Not that it’s just the Republicans. Montana’s Democrats are hardly immune to Wyoming’s allure as a point of comparison either.
In his State of the State address, Democratic Governor Brian Schweitzer said that Montana’s oil and natural gas taxes would be less than Wyoming’s even with his proposed increase.
“Why? Why? The why is because I’ve heard all these people say we ought to be more like Wyoming, and I thought maybe we ought,” Schweitzer said, with more than a bit of tongue in cheek.
Hence, the governor said, his proposal to fund teachers’ raises with higher energy taxes. And his contention that Republicans’ failure to rally around his proposed tax belies the shallowness of their Wyoming comparisons.
“I have pages and pages of Republican lawmakers saying our economic development needs to be more like Wyoming’s,” Schweitzer said, brandishing a list of Republican statements in favor of tying energy development to education funding — like in Wyoming.
Still, when the governor met last week with Australian developers hoping to build a coal-to-liquid-fuel plant, Wyoming came up without a Republican lawmaker in sight. Schweitzer said the new technology could make Montana more competitive with … yes, Wyoming. The new technology might make Montana’s coal suddenly worth as much as $200 a ton, he said — now compare that to the paltry $10-a-ton coal Wyoming’s harvesting.

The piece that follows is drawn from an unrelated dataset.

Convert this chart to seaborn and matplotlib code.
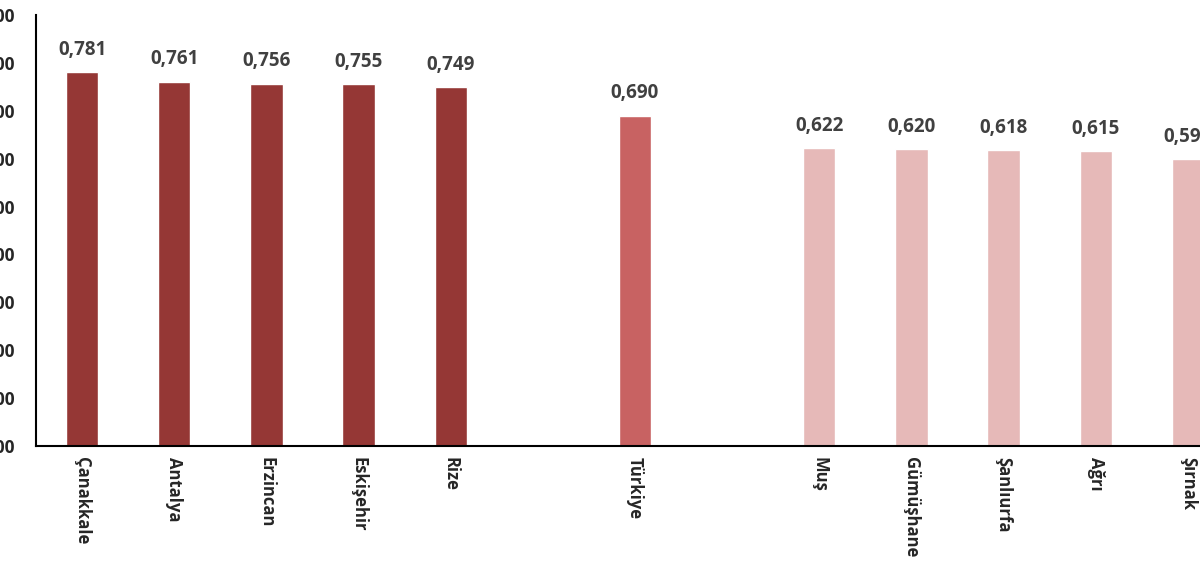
import pandas as pd
import numpy as np
import matplotlib
matplotlib.use('Agg')
import matplotlib.pyplot as plt
import seaborn as sns

# Data
provinces = ['Çanakkale', 'Antalya', 'Erzincan', 'Eskişehir', 'Rize',
             'Türkiye',
             'Muş', 'Gümüşhane', 'Şanlıurfa', 'Ağrı', 'Şırnak']
values = [0.781, 0.761, 0.756, 0.755, 0.749,
          0.690,
          0.622, 0.620, 0.618, 0.615, 0.599]
groups = ['top', 'top', 'top', 'top', 'top',
          'avg',
          'low', 'low', 'low', 'low', 'low']
# empty slots between the groups
slot_order = ['Çanakkale', 'Antalya', 'Erzincan', 'Eskişehir', 'Rize', ' ',
              'Türkiye', '  ',
              'Muş', 'Gümüşhane', 'Şanlıurfa', 'Ağrı', 'Şırnak']

df = pd.DataFrame({'Province': provinces, 'Value': values, 'Group': groups})
palette = {'top': '#953735', 'avg': '#C86262', 'low': '#E6B9B8'}

sns.set_style('white')
plt.rcParams['font.family'] = ['Open Sans', 'DejaVu Sans']

fig = plt.figure(figsize=(12, 5.73), dpi=100)
ax = fig.add_axes([0.03, 0.2216, 0.9983, 0.7522])

sns.barplot(data=df, x='Province', y='Value', hue='Group', palette=palette,
            order=slot_order, dodge=False, width=0.35, legend=False,
            saturation=1, ax=ax)

ax.set_xlim(-0.5, len(slot_order) - 0.5)
ax.set_ylim(0, 0.9)
ax.set_yticks(np.arange(0, 0.91, 0.1))
ax.set_yticklabels([f'{t:.3f}'.replace('.', ',') for t in np.arange(0, 0.91, 0.1)],
                   fontsize=12.5, fontweight='bold')
ax.tick_params(axis='y', length=0, pad=15)
ax.tick_params(axis='x', length=0, pad=8)
ax.set_xticks(range(len(slot_order)))
ax.set_xticklabels(slot_order, rotation=270, fontsize=12, fontweight='bold',
                   va='top', ha='center')
ax.set_xlabel('')
ax.set_ylabel('')

for s in ['top', 'right']:
    ax.spines[s].set_visible(False)
for s in ['left', 'bottom']:
    ax.spines[s].set_color('black')
    ax.spines[s].set_linewidth(1.5)

for p, v in zip(provinces, values):
    ax.annotate(f'{v:.3f}'.replace('.', ','), (slot_order.index(p), v),
                xytext=(0, 9), textcoords='offset points', ha='center', va='bottom',
                fontsize=13.5, fontweight='bold', color='#404040')

fig.savefig('out.png', dpi=100)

Democratic Sen. Ron Erickson, of Missoula, also recently looked across the border when pitching his carbon-dioxide storage bill to the Senate energy committee: “We’re a bit late,” Erickson said. “Wyoming is ahead of us. The bill that I am bringing you today is basically modeled after model standards that Wyoming has already used.”
The comparison didn’t quite have the intended effect, though, as Erickson’s bill is likely dead for the session.
“It seems to come and go,” Erickson said of Wyoming love. “Because when we actually offer — as in my carbon sequestration bill — the idea of Wyoming as a model, suddenly they’re running from it, but if it’s about how much coal we mine than they’re all about Wyoming.”
Republicans say, though, it’s always there, a convenient parallel mandated by geography as much as any politics of energy development.
“It’s a natural comparison because the artificial state line intersects the coal fields in southeastern Montana and northeastern Wyoming,” said Sen. John Esp, R-Big Timber. “The coal doesn’t know about state lines but the investors and developers certainly know there’s a difference in the tax structures.”
But Wyoming doesn’t only come up in conversations about energy issues.
During a hearing earlier in the session for a bill seeking to protect recreation providers from being sued over accidents related to the “inherent risk” of an activity, lawmakers were told by the bill’s sponsor that Wyoming already had such a bill.
And what does that mean for Montana? So far it means the bill’s passed the House by a 60-39 vote and is still waiting for a reading in the Senate.
Wyoming came up again in a House committee recently when testimony was heard about a Republican bill to exempt military pensions from taxation. Then, Larry Blakesley, a retired Navy captain, testified: “I could save myself $7,800 dollars if I moved to Wyoming.”
Not that this means anybody actually thinks Wyoming is better off or — gasp — better than Montana. It’s just that it’s there, on the other side of Yellowstone National Park, to the south, with a lot of hunters and mountains and wind and coal — like, well, Montana.
Not so fast, says the governor.
“We’re bigger, and more beautiful, we have cleaner water, more tourists, we have copper, they don’t, we have gold, they don’t, we have platinum and palladium … the good news for Wyomingans is they can visit and it’s a short drive,” Schweitzer said.